- What to produce -
Every line that contains "LaTeX" counts once; give the total number of such lines, with no other words.

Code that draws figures
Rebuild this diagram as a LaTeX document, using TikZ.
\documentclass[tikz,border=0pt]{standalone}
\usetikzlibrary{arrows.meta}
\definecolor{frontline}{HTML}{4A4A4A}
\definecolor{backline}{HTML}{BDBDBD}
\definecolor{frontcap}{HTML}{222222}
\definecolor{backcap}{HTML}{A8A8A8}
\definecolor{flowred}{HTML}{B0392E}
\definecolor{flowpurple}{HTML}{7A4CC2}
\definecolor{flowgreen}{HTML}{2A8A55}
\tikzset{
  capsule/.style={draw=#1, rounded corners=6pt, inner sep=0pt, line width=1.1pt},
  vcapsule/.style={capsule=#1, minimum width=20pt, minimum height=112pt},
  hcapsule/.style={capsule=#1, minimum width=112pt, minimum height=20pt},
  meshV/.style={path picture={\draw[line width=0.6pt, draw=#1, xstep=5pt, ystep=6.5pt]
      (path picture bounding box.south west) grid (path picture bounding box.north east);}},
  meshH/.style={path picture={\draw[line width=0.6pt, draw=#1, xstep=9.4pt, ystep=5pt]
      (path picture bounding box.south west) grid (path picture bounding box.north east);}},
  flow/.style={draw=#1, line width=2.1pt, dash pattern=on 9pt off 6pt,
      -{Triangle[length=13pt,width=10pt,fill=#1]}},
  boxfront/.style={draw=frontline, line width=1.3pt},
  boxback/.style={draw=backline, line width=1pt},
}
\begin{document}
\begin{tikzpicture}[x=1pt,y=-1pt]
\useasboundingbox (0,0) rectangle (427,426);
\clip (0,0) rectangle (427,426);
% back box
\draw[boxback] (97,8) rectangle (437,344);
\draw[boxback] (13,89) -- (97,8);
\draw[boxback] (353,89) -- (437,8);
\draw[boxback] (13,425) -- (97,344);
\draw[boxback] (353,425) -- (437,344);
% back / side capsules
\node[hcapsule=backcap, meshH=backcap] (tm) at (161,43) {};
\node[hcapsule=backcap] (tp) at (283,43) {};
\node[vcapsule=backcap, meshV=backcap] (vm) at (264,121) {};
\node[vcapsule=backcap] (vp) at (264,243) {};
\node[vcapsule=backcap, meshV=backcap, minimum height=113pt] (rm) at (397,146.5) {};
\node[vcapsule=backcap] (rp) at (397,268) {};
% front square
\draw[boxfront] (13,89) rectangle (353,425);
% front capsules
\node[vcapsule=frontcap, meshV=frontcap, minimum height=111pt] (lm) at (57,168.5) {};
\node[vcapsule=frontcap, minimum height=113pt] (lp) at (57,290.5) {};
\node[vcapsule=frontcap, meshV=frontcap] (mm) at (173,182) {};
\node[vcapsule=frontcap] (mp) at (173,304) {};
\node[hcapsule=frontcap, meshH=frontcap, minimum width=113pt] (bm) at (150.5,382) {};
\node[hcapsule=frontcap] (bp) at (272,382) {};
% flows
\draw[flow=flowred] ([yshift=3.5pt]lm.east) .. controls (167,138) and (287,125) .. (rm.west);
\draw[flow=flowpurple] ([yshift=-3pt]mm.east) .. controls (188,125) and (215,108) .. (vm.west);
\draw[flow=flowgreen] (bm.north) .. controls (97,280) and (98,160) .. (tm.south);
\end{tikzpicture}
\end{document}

==

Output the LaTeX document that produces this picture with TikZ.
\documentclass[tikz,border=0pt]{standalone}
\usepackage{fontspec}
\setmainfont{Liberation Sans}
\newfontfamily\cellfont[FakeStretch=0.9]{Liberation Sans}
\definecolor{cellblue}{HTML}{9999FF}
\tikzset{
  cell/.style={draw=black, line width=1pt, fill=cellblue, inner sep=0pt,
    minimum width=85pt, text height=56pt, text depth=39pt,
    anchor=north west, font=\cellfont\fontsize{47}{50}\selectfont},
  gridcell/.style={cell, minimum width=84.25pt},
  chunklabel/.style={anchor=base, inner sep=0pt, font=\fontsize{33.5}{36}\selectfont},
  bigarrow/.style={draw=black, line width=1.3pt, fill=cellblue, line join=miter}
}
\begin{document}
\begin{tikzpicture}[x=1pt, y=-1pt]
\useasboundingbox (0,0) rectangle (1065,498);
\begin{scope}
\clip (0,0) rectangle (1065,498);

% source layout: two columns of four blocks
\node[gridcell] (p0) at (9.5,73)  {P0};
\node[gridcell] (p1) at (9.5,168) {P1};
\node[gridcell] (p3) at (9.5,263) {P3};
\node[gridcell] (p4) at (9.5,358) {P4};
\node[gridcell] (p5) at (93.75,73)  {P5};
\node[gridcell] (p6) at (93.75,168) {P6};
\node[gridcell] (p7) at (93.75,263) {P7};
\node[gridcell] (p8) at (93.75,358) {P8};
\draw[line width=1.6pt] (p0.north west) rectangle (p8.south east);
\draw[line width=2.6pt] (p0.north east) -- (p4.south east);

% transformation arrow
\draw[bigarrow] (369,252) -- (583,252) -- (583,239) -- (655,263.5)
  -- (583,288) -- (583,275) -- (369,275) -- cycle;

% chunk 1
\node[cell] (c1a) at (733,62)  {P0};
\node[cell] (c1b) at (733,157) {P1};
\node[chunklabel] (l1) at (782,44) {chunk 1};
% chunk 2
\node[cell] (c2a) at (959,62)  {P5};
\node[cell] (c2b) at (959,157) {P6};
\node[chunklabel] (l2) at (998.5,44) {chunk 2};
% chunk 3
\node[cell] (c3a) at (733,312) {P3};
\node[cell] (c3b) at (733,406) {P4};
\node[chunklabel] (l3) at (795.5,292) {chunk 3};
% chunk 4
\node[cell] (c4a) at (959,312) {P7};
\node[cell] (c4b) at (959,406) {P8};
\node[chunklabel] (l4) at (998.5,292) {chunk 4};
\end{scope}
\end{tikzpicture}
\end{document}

- Response to this task -
2